2022 Midland Chamber of Commerce annual State of Education lunch

By Mark Palmer
CEO, Abell-Hanger Foundation


On November 16th, the Midland Chamber of Commerce will hold its annual State of Education lunch. The topic is literacy in the Permian Basin. Please come and learn about the issue and what you can do in your sphere of influence to improve our condition.

The Literacy Coalition of the Permian Basin is working on behalf of our community to increase awareness of our regional literacy deficits and address those needs by building the capacity of local nonprofits and other institutions serving low-literate individuals. We do that through sub-granting, collaborations, training opportunities and advocacy.

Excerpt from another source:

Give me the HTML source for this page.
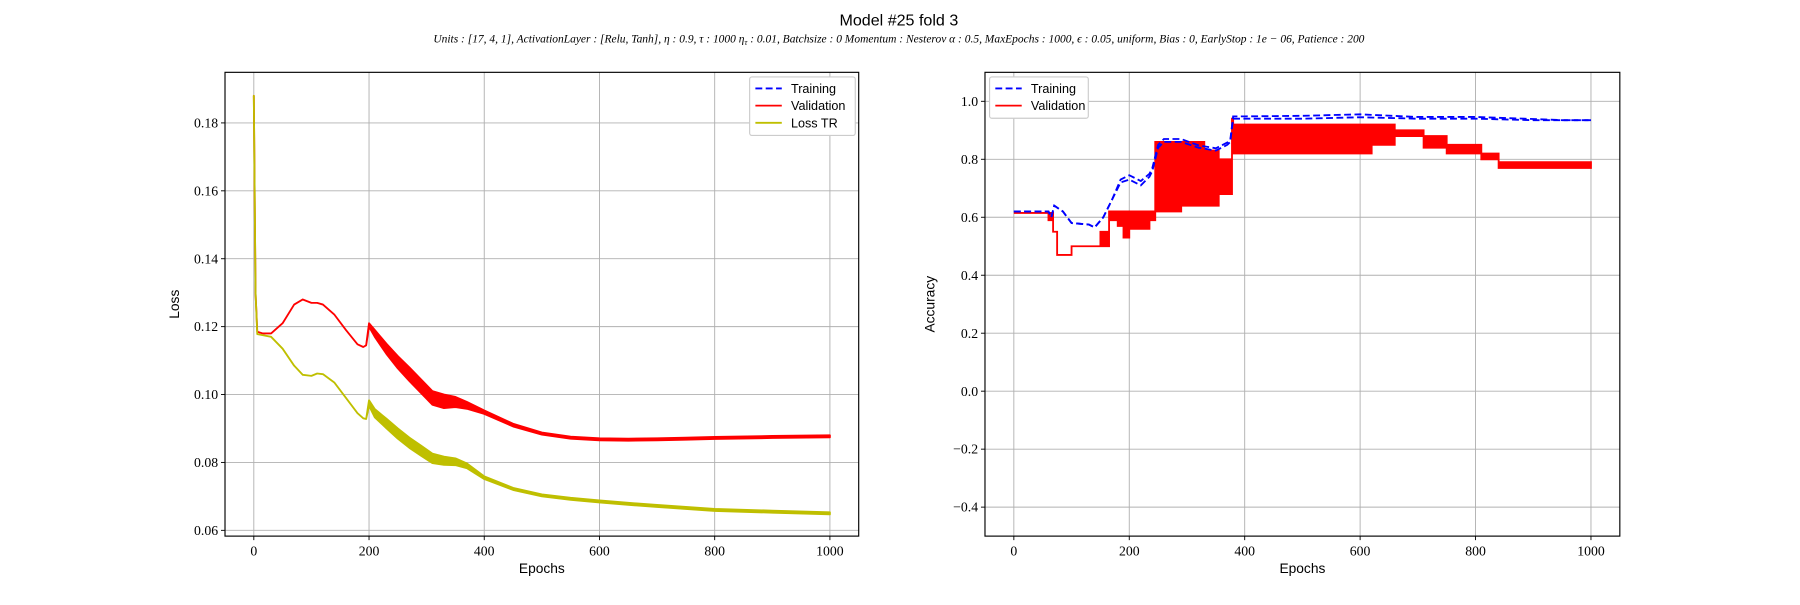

A recent study by the American Institutes of Research quantified the literacy deficits of Midland County. The study reveals that over a 1/3 of adults in the Permian Basin read at or below a 3rd-grade level. In some counties in our area, that number climbs to 50%.

According to the same study, this deficit can slow economic growth, overall earnings and related business activity. Estimates show that the total economic cost to Texas of the shortfall in adults with Level 3 literacy in 2020 includes -$16.4 billion in annual gross product and over -186,000 jobs. Without intervention, these losses are projected to rise to -$67.5 billion in annual gross product and about -766,000 jobs by 2050.

The Texas Association of Workforce Boards has concluded that Texas faces a crisis in education and unless changes are quickly made, by 2040 Texas will experience a weakened economy, with an under-educated workforce that will be less attractive to businesses, decreasing tax base to fund state and local governmental services, and declining revenues to build and maintain infrastructure.

The Texas Higher Education Coordinating Board projects that by 2040, the Texas labor force will need 60% of all 25- to 34-year-olds — almost 2 million people — to hold industry-recognized certificates and college degrees. Only around 35% of this group currently has those qualifications. It’s predicted that technology will replace around 20% of workers with the lowest literacy.

For every dollar spent on adult illiteracy, society reaps $7.14 in returns — whether through increased revenues or decreased expenditures.

Now that you know, join us on November 16th and learn what you can do to help.